In September, The Institute will issue a new, major publication which examines the transparency of Illinois' annual budgeting process. Following up on the Institute's earlier 'The Truth about Balanced Budgets: A Fifty State Study', this new work concentrates on the budget process and its shortcomings here in our home state.
The need for this study became evident when the earlier report found that 49 of the 50 states have some form of constitutional or statutory 'balanced budget requirement' yet many we accumulating debt. Illinois has the requirement and every year, our legislators and governor tell Illinoisans that they given us another balanced budget. Despite the requirement and their assurances that they have spent no more than funds available, Illinois' financial position becomes worse every year. We wondered how a budget could be balanced yet create more debt.

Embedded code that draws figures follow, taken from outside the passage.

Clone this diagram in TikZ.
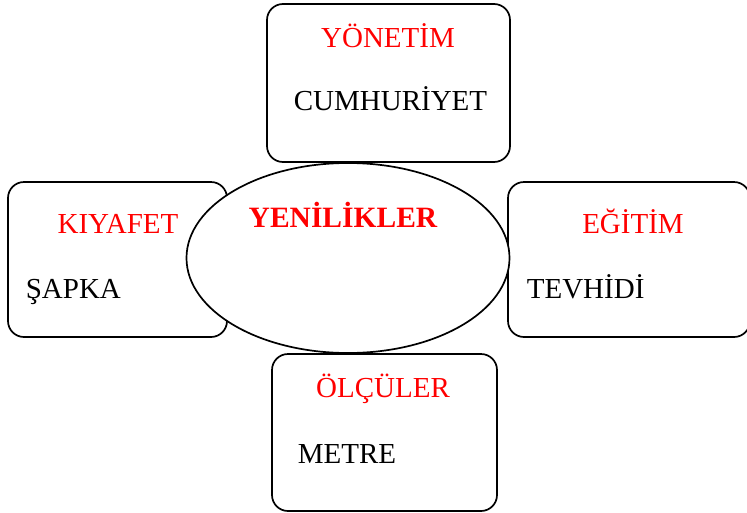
\documentclass[tikz,border=0pt]{standalone}
\usepackage{fontspec}
\setmainfont{Liberation Serif}
\usetikzlibrary{shapes.geometric}
\begin{document}
\begin{tikzpicture}[x=1pt,y=-1pt,line width=1.7pt]
        \useasboundingbox (0,0) rectangle (747,512);

        \begin{scope}[every node/.style={draw, rounded corners=16pt, fill=white}]
          \node[minimum width=243pt, minimum height=158pt] (yonetim) at (388.5,83)  {};
          \node[minimum width=219pt, minimum height=155pt] (kiyafet) at (117.5,259.5) {};
          \node[minimum width=242pt, minimum height=155pt] (egitim)  at (629,259.5) {};
          \node[minimum width=225pt, minimum height=157pt] (olculer) at (384.5,432.5) {};
        \end{scope}

        \node[draw, ellipse, fill=white, minimum width=323pt, minimum height=190pt] (yenilik) at (348,258) {};

        \begin{scope}[every node/.style={inner sep=0pt, font=\fontsize{29}{33}\selectfont}]
          \begin{scope}[every node/.append style={anchor=base, text=red}]
            \node (t1) at (388,47)  {YÖNETİM};
            \node (t2) at (118,233) {KIYAFET};
            \node (t3) at (633,233) {EĞİTİM};
            \node (t4) at (383,397) {ÖLÇÜLER};
            \node[font=\fontsize{29.5}{33}\selectfont\bfseries] (t0) at (343,227) {YENİLİKLER};
          \end{scope}

          \begin{scope}[every node/.append style={anchor=base west}]
            \node (i1) at (293,110) {CUMHURİYET};
            \node (i2) at (25,298)  {ŞAPKA};
            \node (i3) at (526,298) {TEVHİDİ};
            \node (i4) at (297,463) {METRE};
          \end{scope}
        \end{scope}

      \end{tikzpicture}
\end{document}
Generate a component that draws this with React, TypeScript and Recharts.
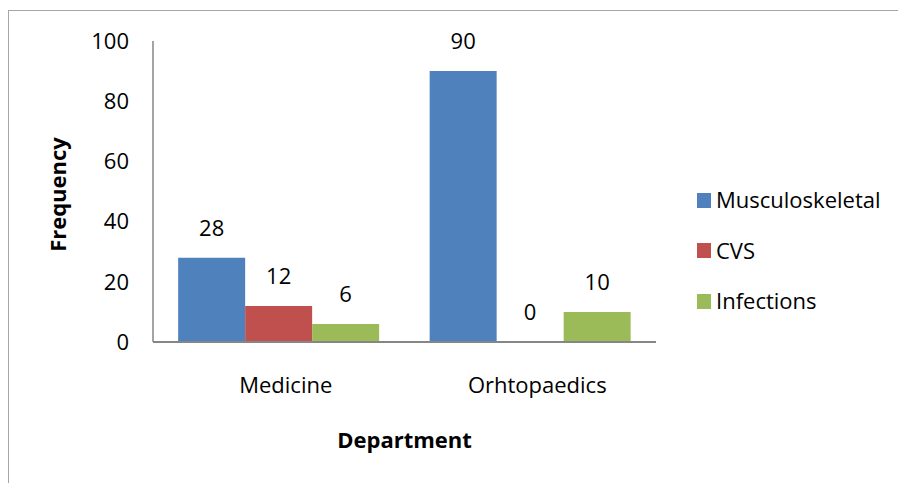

Initial research showed the culprits to be an elastic definition of 'funds available' and the use of cash basis method used to calculate the budget. It appears that the governor and the legislature have very different ideas of what 'funds available' means than do most state residents. To determine what revenue and expenses should be included in the balanced budget calculation, the Institute convened a distinguished panel of civic groups, think tanks, academics and other organizations to create a consensus definition of a balanced budget. The two major finding of the panel were that borrowed money should not be considered 'available' and that the full current costs of pensions should be recognized in the year they are earned.
Guided by the findings of the consensus panel, a recalculation of the FY2011 state budget projects a staggering $13 billion shortfall in the state's checkbook.
The Institute is organizing sessions with interested Illinois legislators to educate them about the way to calculate the budget, so the true revenue and expenses are considered and the long term financial consequences of the financial decisions are understood.